Today is my 30th birthday. I thought my life would be different somehow. That old cliché of having it all. That old story of figuring things out. Having a steady income. Owning your own apartment/house. Kids. A dog. You name it, I thought I’d have it.
Yes, I’m happily married and I couldn’t live without my amazing husband by my side. But do I have any of those other things? Not really. I don’t want to complain, I’m quite happy where I am at the moment. I just expected to have more, to be more and to feel more.
And one thing I really thought I would be able to do when I turn 30 is have a big party. Maybe I never really dreamed of doing that, but it’s something I thought I would do, just because it’s the big three-O. But after 9 months in Malmö, I don’t have a big enough group of friends to have a party at all. Don’t get me wrong, the few people I know in Malmö are amazing, but naturally I also miss my older friends from Stockholm. Those people are part of my family, they are the people I knew as I became an adult. They were with me through hardships and happy moments. And so I expected to celebrate my 30th together with them. Stockholm was my home for so many years after all. And it still feels like home, even if it might take a while before I return to live there again, if ever.
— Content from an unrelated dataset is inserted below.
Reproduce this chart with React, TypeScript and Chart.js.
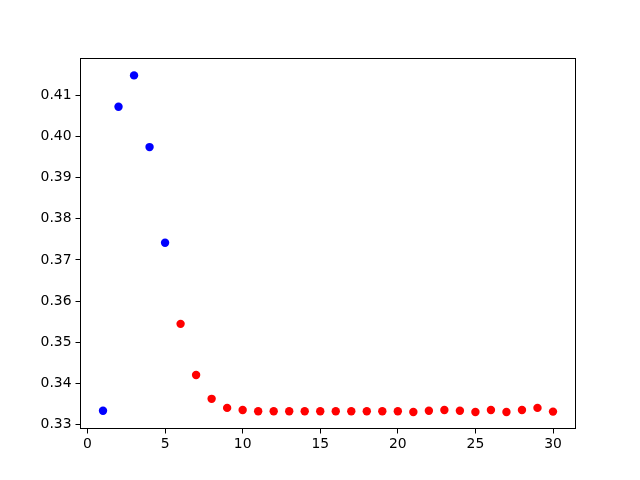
import React, { useEffect, useRef } from "react";
import { Chart, registerables } from "chart.js";

Chart.register(...registerables);

const blueX = [1, 2, 3, 4, 5];
const blueY = [0.3334, 0.4072, 0.4148, 0.3974, 0.3742];
const redX = [6, 7, 8, 9, 10, 11, 12, 13, 14, 15, 16, 17, 18, 19, 20, 21, 22, 23, 24, 25, 26, 27, 28, 29, 30];
const redY = [
  0.3545, 0.3421, 0.3363, 0.3341, 0.3336, 0.3333, 0.3333, 0.3333, 0.3333, 0.3333,
  0.3333, 0.3333, 0.3333, 0.3333, 0.3333, 0.3331, 0.3334, 0.3336, 0.3334, 0.3331,
  0.3336, 0.3331, 0.3336, 0.3341, 0.3332,
];
const xTicks = [0, 5, 10, 15, 20, 25, 30];
const yTicks = [0.33, 0.34, 0.35, 0.36, 0.37, 0.38, 0.39, 0.4, 0.41];

const FONT = "'DejaVu Sans', sans-serif";

const framePlugin = {
  id: "frame",
  afterDraw(chart: any) {
    const { ctx, chartArea } = chart;
    ctx.save();
    ctx.strokeStyle = "#000";
    ctx.lineWidth = 1;
    ctx.strokeRect(chartArea.left, chartArea.top, chartArea.right - chartArea.left, chartArea.bottom - chartArea.top);
    ctx.restore();
  },
};

export default function App() {
  const ref = useRef<HTMLCanvasElement | null>(null);
  useEffect(() => {
    const chart = new Chart(ref.current as HTMLCanvasElement, {
      type: "scatter",
      data: {
        datasets: [
          {
            data: blueX.map((x, i) => ({ x, y: blueY[i] })),
            backgroundColor: "#0000ff",
            borderColor: "#0000ff",
            pointRadius: 4.2,
            borderWidth: 0,
          },
          {
            data: redX.map((x, i) => ({ x, y: redY[i] })),
            backgroundColor: "#ff0000",
            borderColor: "#ff0000",
            pointRadius: 4.2,
            borderWidth: 0,
          },
        ],
      },
      options: {
        animation: false,
        responsive: false,
        layout: { padding: { left: 0.5, right: 64.5, top: 58.5, bottom: 0 } },
        plugins: { legend: { display: false }, tooltip: { enabled: false } },
        scales: {
          x: {
            type: "linear",
            min: -0.45,
            max: 31.45,
            afterBuildTicks: (axis: any) => {
              axis.ticks = xTicks.map((v) => ({ value: v }));
            },
            afterFit: (axis: any) => {
              axis.height = 51.5;
            },
            grid: { drawOnChartArea: false, drawTicks: true, tickLength: 5, color: "#000", lineWidth: 1 },
            border: { display: false },
            ticks: { color: "#000", font: { family: FONT, size: 13.9 }, padding: 3, maxRotation: 0 },
          },
          y: {
            type: "linear",
            min: 0.3291,
            max: 0.4189,
            afterBuildTicks: (axis: any) => {
              axis.ticks = yTicks.map((v) => ({ value: v }));
            },
            afterFit: (axis: any) => {
              axis.width = 80;
            },
            grid: { drawOnChartArea: false, drawTicks: true, tickLength: 5, color: "#000", lineWidth: 1 },
            border: { display: false },
            ticks: {
              color: "#000",
              font: { family: FONT, size: 13.9 },
              padding: 4,
              callback: (v: any) => Number(v).toFixed(2),
            },
          },
        },
      },
      plugins: [framePlugin],
    } as any);
    return () => chart.destroy();
  }, []);
  return (
    <div style={{ position: "fixed", left: 0, top: 0, width: 640, height: 480, background: "#fff" }}>
      <canvas ref={ref} width={640} height={480} style={{ width: 640, height: 480 }} />
    </div>
  );
}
So, since there won’t be a party, Vini and I are going to Malta today. And we’ll be there over the weekend to explore and celebrate my birthday, just us. We’ve never been, and I’ve been dying to go! I’ve decided I won’t open Facebook from now until Monday, when we get back. So thanks in advance to everyone who wishes me a happy birthday this Friday, I won’t be replying but know I’ll see your messages at some point. I might however, open Instagram and post a photo or two. It’ll be hard not to! ;)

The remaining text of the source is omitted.